[EXERCISE GOAL] Output every line exactly as written. Leave out pictures.

* * * * *

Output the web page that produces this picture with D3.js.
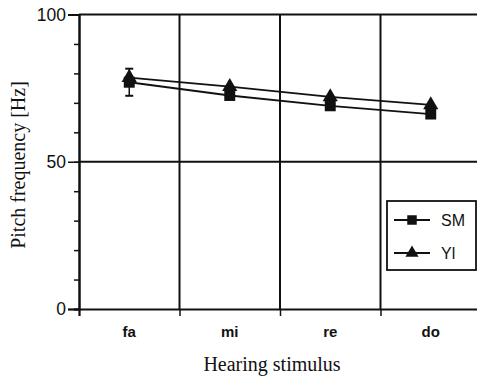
<!DOCTYPE html>
<html>
<head>
<meta charset="utf-8">
<script src="https://cdn.jsdelivr.net/npm/d3@7"></script>
<style>
  html, body { margin: 0; padding: 0; background: #fff; }
  svg { display: block; }
</style>
</head>
<body>
<svg id="chart" width="477" height="376"></svg>
<script>
// Pitch frequency per hearing stimulus, two speakers
const categories = ["fa", "mi", "re", "do"];
const smValues = [77, 72.5, 69, 66.2];
const yiValues = [78.6, 75.5, 72, 69.3];
const smError = [4.6, 0, 0, 0];
const yTickLabels = [0, 50, 100];
const yMinorTicks = [0, 10, 20, 30, 40, 50, 60, 70, 80, 90, 100];

const svg = d3.select("#chart");
const plotLeft = 79, plotRight = 481, plotTop = 14.5, plotBottom = 309;

const x = d3.scaleBand().domain(categories).range([plotLeft, plotRight]).padding(0);
const y = d3.scaleLinear().domain([0, 100]).range([plotBottom, plotTop]);

const ink = "#111";

// Grid: vertical separators between stimuli and horizontal rule at 50 / 100
const g = svg.append("g");
const bounds = categories.map(c => x(c)).concat([plotRight]);
g.selectAll("line.v").data(bounds.slice(1)).join("line")
  .attr("x1", d => d).attr("x2", d => d)
  .attr("y1", y(100)).attr("y2", y(0))
  .attr("stroke", ink).attr("stroke-width", 2);
g.selectAll("line.h").data([50, 100]).join("line")
  .attr("x1", plotLeft).attr("x2", plotRight)
  .attr("y1", d => y(d)).attr("y2", d => y(d))
  .attr("stroke", ink).attr("stroke-width", 2);

// Y axis: minor ticks every 10, long ticks with labels at 0/50/100
const yAxisMinor = d3.axisLeft(y).tickValues(yMinorTicks).tickSize(5).tickFormat("");
const ya = svg.append("g").attr("transform", `translate(${plotLeft},0)`).call(yAxisMinor);
const yAxisMajor = d3.axisLeft(y).tickValues(yTickLabels).tickSize(11).tickPadding(2);
const yb = svg.append("g").attr("transform", `translate(${plotLeft},0)`).call(yAxisMajor);
[ya, yb].forEach(a => {
  a.select(".domain").attr("stroke", ink).attr("stroke-width", 2);
  a.selectAll(".tick line").attr("stroke", ink).attr("stroke-width", 1.5);
});
yb.selectAll(".tick text")
  .attr("font-family", "Liberation Sans, Arial, sans-serif")
  .attr("font-size", 17.5).attr("fill", ink);

// X axis: ticks at stimulus boundaries, labels centred in each band
const xBound = d3.scaleLinear().domain([plotLeft, plotRight]).range([plotLeft, plotRight]);
const xa = svg.append("g").attr("transform", `translate(0,${plotBottom})`)
  .call(d3.axisBottom(xBound).tickValues(bounds.slice(0, 4)).tickSize(7).tickFormat(""));
xa.select(".domain").attr("stroke", ink).attr("stroke-width", 2);
xa.selectAll(".tick line").attr("stroke", ink).attr("stroke-width", 1.5);

svg.append("g").selectAll("text").data(categories).join("text")
  .attr("x", d => x(d) + x.bandwidth() / 2)
  .attr("y", 337)
  .attr("text-anchor", "middle")
  .attr("font-family", "Liberation Sans, Arial, sans-serif")
  .attr("font-size", 15).attr("font-weight", "bold").attr("fill", ink)
  .text(d => d);

// Axis titles
svg.append("text")
  .attr("x", 272).attr("y", 371)
  .attr("text-anchor", "middle")
  .attr("font-family", "Liberation Serif, Times New Roman, serif")
  .attr("font-size", 20).attr("fill", ink)
  .text("Hearing stimulus");
svg.append("text")
  .attr("transform", "translate(25,165) rotate(-90)")
  .attr("text-anchor", "middle")
  .attr("font-family", "Liberation Serif, Times New Roman, serif")
  .attr("font-size", 20).attr("fill", ink)
  .text("Pitch frequency [Hz]");

// Series
const cx = d => x(d) + x.bandwidth() / 2;
const line = d3.line().x(d => cx(d.c)).y(d => y(d.v));
const smData = categories.map((c, i) => ({ c, v: smValues[i], e: smError[i] }));
const yiData = categories.map((c, i) => ({ c, v: yiValues[i] }));

[yiData, smData].forEach(data => {
  svg.append("path").datum(data).attr("d", line)
    .attr("fill", "none").attr("stroke", ink).attr("stroke-width", 1.8);
});

// Error bars for SM
const eb = svg.append("g").selectAll("g").data(smData.filter(d => d.e > 0)).join("g");
eb.append("line")
  .attr("x1", d => cx(d.c)).attr("x2", d => cx(d.c))
  .attr("y1", d => y(d.v + d.e)).attr("y2", d => y(d.v - d.e))
  .attr("stroke", ink).attr("stroke-width", 1.5);
eb.selectAll("line.cap").data(d => [d.v + d.e, d.v - d.e].map(v => ({ c: d.c, v }))).join("line")
  .attr("x1", d => cx(d.c) - 4).attr("x2", d => cx(d.c) + 4)
  .attr("y1", d => y(d.v)).attr("y2", d => y(d.v))
  .attr("stroke", ink).attr("stroke-width", 2);

const tri = d3.symbol().type(d3.symbolTriangle).size(100);
const sq = d3.symbol().type(d3.symbolSquare).size(120);

svg.append("g").selectAll("path").data(yiData).join("path")
  .attr("d", tri)
  .attr("transform", d => `translate(${cx(d.c)},${y(d.v)})`)
  .attr("fill", ink);
svg.append("g").selectAll("path").data(smData).join("path")
  .attr("d", sq)
  .attr("transform", d => `translate(${cx(d.c)},${y(d.v)})`)
  .attr("fill", ink);

// Legend
const lg = svg.append("g");
lg.append("rect").attr("x", 387).attr("y", 201).attr("width", 89).attr("height", 69)
  .attr("fill", "#fff").attr("stroke", ink).attr("stroke-width", 1.8);
const entries = [
  { name: "SM", sym: d3.symbol().type(d3.symbolSquare).size(90), yy: 220 },
  { name: "Yl", sym: d3.symbol().type(d3.symbolTriangle).size(75), yy: 253 }
];
entries.forEach(e => {
  lg.append("line").attr("x1", 394).attr("x2", 430).attr("y1", e.yy).attr("y2", e.yy)
    .attr("stroke", ink).attr("stroke-width", 1.8);
  lg.append("path").attr("d", e.sym())
    .attr("transform", `translate(412,${e.yy})`).attr("fill", ink);
  lg.append("text").attr("x", 441).attr("y", e.yy + 6)
    .attr("font-family", "Liberation Sans, Arial, sans-serif")
    .attr("font-size", 16).attr("fill", ink)
    .text(e.name);
});
</script>
</body>
</html>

* * * * *

[COMPLETE OUTPUT]
Output the web page that produces this picture with D3.js.
<!DOCTYPE html>
<html>
<head>
<meta charset="utf-8">
<script src="https://cdn.jsdelivr.net/npm/d3@7"></script>
<style>
  html, body { margin: 0; padding: 0; background: #fff; }
  svg { display: block; }
</style>
</head>
<body>
<svg id="chart" width="477" height="376"></svg>
<script>
// Pitch frequency per hearing stimulus, two speakers
const categories = ["fa", "mi", "re", "do"];
const smValues = [77, 72.5, 69, 66.2];
const yiValues = [78.6, 75.5, 72, 69.3];
const smError = [4.6, 0, 0, 0];
const yTickLabels = [0, 50, 100];
const yMinorTicks = [0, 10, 20, 30, 40, 50, 60, 70, 80, 90, 100];

const svg = d3.select("#chart");
const plotLeft = 79, plotRight = 481, plotTop = 14.5, plotBottom = 309;

const x = d3.scaleBand().domain(categories).range([plotLeft, plotRight]).padding(0);
const y = d3.scaleLinear().domain([0, 100]).range([plotBottom, plotTop]);

const ink = "#111";

// Grid: vertical separators between stimuli and horizontal rule at 50 / 100
const g = svg.append("g");
const bounds = categories.map(c => x(c)).concat([plotRight]);
g.selectAll("line.v").data(bounds.slice(1)).join("line")
  .attr("x1", d => d).attr("x2", d => d)
  .attr("y1", y(100)).attr("y2", y(0))
  .attr("stroke", ink).attr("stroke-width", 2);
g.selectAll("line.h").data([50, 100]).join("line")
  .attr("x1", plotLeft).attr("x2", plotRight)
  .attr("y1", d => y(d)).attr("y2", d => y(d))
  .attr("stroke", ink).attr("stroke-width", 2);

// Y axis: minor ticks every 10, long ticks with labels at 0/50/100
const yAxisMinor = d3.axisLeft(y).tickValues(yMinorTicks).tickSize(5).tickFormat("");
const ya = svg.append("g").attr("transform", `translate(${plotLeft},0)`).call(yAxisMinor);
const yAxisMajor = d3.axisLeft(y).tickValues(yTickLabels).tickSize(11).tickPadding(2);
const yb = svg.append("g").attr("transform", `translate(${plotLeft},0)`).call(yAxisMajor);
[ya, yb].forEach(a => {
  a.select(".domain").attr("stroke", ink).attr("stroke-width", 2);
  a.selectAll(".tick line").attr("stroke", ink).attr("stroke-width", 1.5);
});
yb.selectAll(".tick text")
  .attr("font-family", "Liberation Sans, Arial, sans-serif")
  .attr("font-size", 17.5).attr("fill", ink);

// X axis: ticks at stimulus boundaries, labels centred in each band
const xBound = d3.scaleLinear().domain([plotLeft, plotRight]).range([plotLeft, plotRight]);
const xa = svg.append("g").attr("transform", `translate(0,${plotBottom})`)
  .call(d3.axisBottom(xBound).tickValues(bounds.slice(0, 4)).tickSize(7).tickFormat(""));
xa.select(".domain").attr("stroke", ink).attr("stroke-width", 2);
xa.selectAll(".tick line").attr("stroke", ink).attr("stroke-width", 1.5);

svg.append("g").selectAll("text").data(categories).join("text")
  .attr("x", d => x(d) + x.bandwidth() / 2)
  .attr("y", 337)
  .attr("text-anchor", "middle")
  .attr("font-family", "Liberation Sans, Arial, sans-serif")
  .attr("font-size", 15).attr("font-weight", "bold").attr("fill", ink)
  .text(d => d);

// Axis titles
svg.append("text")
  .attr("x", 272).attr("y", 371)
  .attr("text-anchor", "middle")
  .attr("font-family", "Liberation Serif, Times New Roman, serif")
  .attr("font-size", 20).attr("fill", ink)
  .text("Hearing stimulus");
svg.append("text")
  .attr("transform", "translate(25,165) rotate(-90)")
  .attr("text-anchor", "middle")
  .attr("font-family", "Liberation Serif, Times New Roman, serif")
  .attr("font-size", 20).attr("fill", ink)
  .text("Pitch frequency [Hz]");

// Series
const cx = d => x(d) + x.bandwidth() / 2;
const line = d3.line().x(d => cx(d.c)).y(d => y(d.v));
const smData = categories.map((c, i) => ({ c, v: smValues[i], e: smError[i] }));
const yiData = categories.map((c, i) => ({ c, v: yiValues[i] }));

[yiData, smData].forEach(data => {
  svg.append("path").datum(data).attr("d", line)
    .attr("fill", "none").attr("stroke", ink).attr("stroke-width", 1.8);
});

// Error bars for SM
const eb = svg.append("g").selectAll("g").data(smData.filter(d => d.e > 0)).join("g");
eb.append("line")
  .attr("x1", d => cx(d.c)).attr("x2", d => cx(d.c))
  .attr("y1", d => y(d.v + d.e)).attr("y2", d => y(d.v - d.e))
  .attr("stroke", ink).attr("stroke-width", 1.5);
eb.selectAll("line.cap").data(d => [d.v + d.e, d.v - d.e].map(v => ({ c: d.c, v }))).join("line")
  .attr("x1", d => cx(d.c) - 4).attr("x2", d => cx(d.c) + 4)
  .attr("y1", d => y(d.v)).attr("y2", d => y(d.v))
  .attr("stroke", ink).attr("stroke-width", 2);

const tri = d3.symbol().type(d3.symbolTriangle).size(100);
const sq = d3.symbol().type(d3.symbolSquare).size(120);

svg.append("g").selectAll("path").data(yiData).join("path")
  .attr("d", tri)
  .attr("transform", d => `translate(${cx(d.c)},${y(d.v)})`)
  .attr("fill", ink);
svg.append("g").selectAll("path").data(smData).join("path")
  .attr("d", sq)
  .attr("transform", d => `translate(${cx(d.c)},${y(d.v)})`)
  .attr("fill", ink);

// Legend
const lg = svg.append("g");
lg.append("rect").attr("x", 387).attr("y", 201).attr("width", 89).attr("height", 69)
  .attr("fill", "#fff").attr("stroke", ink).attr("stroke-width", 1.8);
const entries = [
  { name: "SM", sym: d3.symbol().type(d3.symbolSquare).size(90), yy: 220 },
  { name: "Yl", sym: d3.symbol().type(d3.symbolTriangle).size(75), yy: 253 }
];
entries.forEach(e => {
  lg.append("line").attr("x1", 394).attr("x2", 430).attr("y1", e.yy).attr("y2", e.yy)
    .attr("stroke", ink).attr("stroke-width", 1.8);
  lg.append("path").attr("d", e.sym())
    .attr("transform", `translate(412,${e.yy})`).attr("fill", ink);
  lg.append("text").attr("x", 441).attr("y", e.yy + 6)
    .attr("font-family", "Liberation Sans, Arial, sans-serif")
    .attr("font-size", 16).attr("fill", ink)
    .text(e.name);
});
</script>
</body>
</html>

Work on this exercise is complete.